Aja Labs | Business and materials science beauty company

Translating Science into a Scalable Business

When I started working with Aja Labs, the company already had real substance.

There was legitimate scientific rigor behind the work. The founder was deeply connected to the problem through lived experience. Early signals suggested the company could become much more than a product brand. What was missing was not effort or intelligence. It was a shared center of gravity.

Aja Labs was entering a phase where new possibilities were opening up quickly. Professional audiences were paying attention. Partnership ideas were forming. Education, research, and platform-style thinking were all on the table. The challenge was deciding how those pieces fit together without pulling the company in too many directions at once.

The question wasn’t how to grow. It was how to grow without losing coherence.

What was getting in the way

The friction came from translation.

Aja Labs operates across science, professional practice, and culture. Each of those domains brings its own language, expectations, and measures of credibility. Without a clear strategic frame, decisions required constant recalibration.

Some of the real tensions looked like this:

  • how to communicate science without slipping into beauty marketing language

  • how to engage professionals as partners rather than as an audience

  • how to choose between opportunities that all looked promising on the surface

Nothing was broken. But the absence of a clearly defined role in the ecosystem meant every decision carried unnecessary weight.

When a company’s role is unclear, momentum becomes harder to trust.

The strategic work

This is where Lug Nut Labs’ approach comes in.
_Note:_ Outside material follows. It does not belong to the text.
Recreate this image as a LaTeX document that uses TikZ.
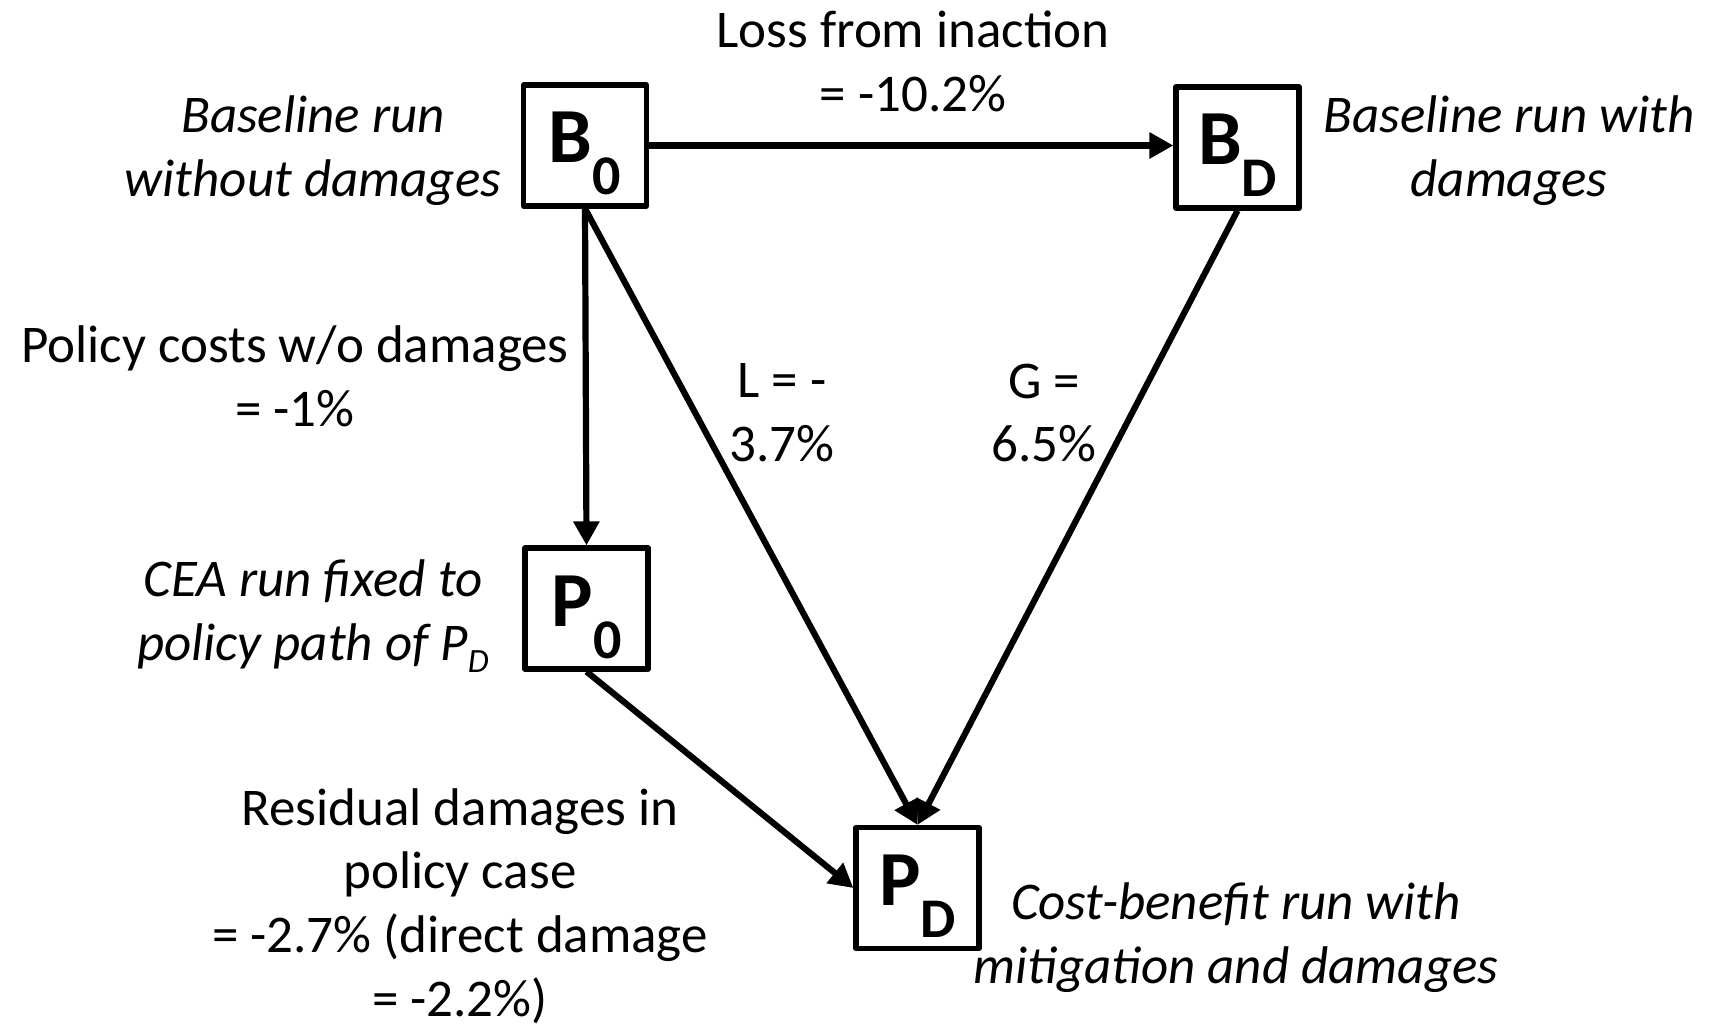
\documentclass[tikz,border=0pt]{standalone}
\usepackage{fontspec}
\setmainfont{Carlito}
\usetikzlibrary{arrows.meta}
\newcommand\boxlab[2]{#1\raisebox{-16pt}{\fontsize{28pt}{28pt}\selectfont #2}}
\newcommand\smallsub[1]{\raisebox{-0.22em}{\fontsize{17pt}{17pt}\selectfont #1}}
\begin{document}
\begin{tikzpicture}[x=0.5pt,y=-0.5pt,
  box/.style={draw, line width=2.6pt, line join=round, minimum width=61.5pt,
    minimum height=60.5pt, inner sep=0pt, text height=17.5pt, text depth=0pt,
    font=\bfseries\fontsize{39pt}{39pt}\selectfont},
  lbl/.style={align=center, inner sep=0pt, font=\fontsize{26.5pt}{31.9pt}\selectfont},
  ilbl/.style={align=center, inner sep=0pt, font=\itshape\fontsize{26.5pt}{31.9pt}\selectfont},
  arr/.style={line width=3.1pt, -{Triangle[length=12pt,width=12.5pt]}}
]
\useasboundingbox (0,0) rectangle (1722,1027);
\fill[white] (0,0) rectangle (1722,1027);

\node[box] (B0) at (585,145.5) {\boxlab{B}{0}};
\node[box] (BD) at (1237.5,147.5) {\boxlab{B}{D}};
\node[box] (P0) at (586.5,608.5) {\boxlab{P}{0}};
\node[box] (PD) at (917.5,888) {\boxlab{P}{D}};

\draw[arr] (B0.east) -- (B0.east -| BD.west);
\draw[arr] (B0.south) -- (P0.north);
\draw[arr] (B0.south) -- (PD.north);
\draw[arr] (BD.south) -- (PD.north);
\draw[arr] (P0.south) -- (PD.west);

\node[lbl] (loss) at (913,61.5) {Loss from inaction\\= -10.2\%};
\node[ilbl] (b0t) at (313,150.5) {Baseline run\\without damages};
\node[ilbl] (bdt) at (1509,150.5) {Baseline run with\\damages};
\node[lbl] (pc) at (295,376) {Policy costs w/o damages\\= -1\%};
\node[lbl] (lt) at (782,413) {L = -\\3.7\%};
\node[lbl] (gt) at (1044,413) {G =\\6.5\%};
\node[ilbl] (p0t) at (313,616) {CEA run fixed to\\policy path of P\smallsub{D}};
\node[lbl] (rd) at (460,906) {Residual damages in\\policy case\\= -2.7\% (direct damage\\= -2.2\%)};
\node[ilbl] (pdt) at (1236,938) {Cost-benefit run with\\mitigation and damages};
\end{tikzpicture}
\end{document}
Rather than starting with deliverables or growth tactics, the work focused on decision structure. We slowed the process down enough to get precise about what Aja Labs was actually building and what it was not trying to be yet.

The first step was clarifying posture. Aja Labs was positioned as a science-anchored collaborator. Not a brand chasing attention, and not a research entity talking past practitioners. A company that earns trust by convening, educating, and staying disciplined about where it plays.

From there, we designed a controlled way to test that posture. Instead of defaulting to marketing campaigns, we shaped an educational pilot centered on conversation and expertise. The format allowed Aja Labs to lead with substance and observe how professionals engaged when the company showed up as a peer rather than a seller.

Throughout the work, the emphasis stayed on choices rather than outputs:

  • what to prioritize now versus later

  • which signals to treat as validation

  • where credibility could be built without shortcuts

At LNL, the work is rarely about adding more. It’s about choosing better.

What changed

The outcomes were concrete.

Aja Labs gained a clear, shared articulation of its role in the ecosystem. That clarity reduced internal friction and made external communication more confident and consistent. Decision-making became faster because choices were anchored to a defined strategic identity.

The company also reframed how it thought about growth. Education and partnership were no longer viewed as supporting efforts. They became central mechanisms for building long-term leverage and trust. This shift influenced how future initiatives were evaluated and sequenced.

Once the center is clear, effort starts compounding instead of scattering.

The result was not a flashy pivot or inflated claims. It was alignment between science, strategy, and execution that the team could build on with confidence.

Reflection

How this reflects the Lug Nut Labs approach

This case is representative of how Lug Nut Labs works.

We do not step in to generate noise or prescribe generic growth playbooks. We work with founders who already have something real and help them make it legible, intentional, and durable. The focus is on defining the strategic center first so that execution actually compounds.

With Aja Labs, the value came from:

  • clarifying role before scaling activity

  • treating credibility as an asset that compounds over time

  • designing low-risk ways to test positioning in the real world

Strategy is not about saying more. It’s about making the signal unmistakable.

That principle shows up across LNL case studies, even when the industries or stages differ. The work looks different on the surface, but the practice is the same: remove ambiguity, strengthen the center, and let momentum build from there.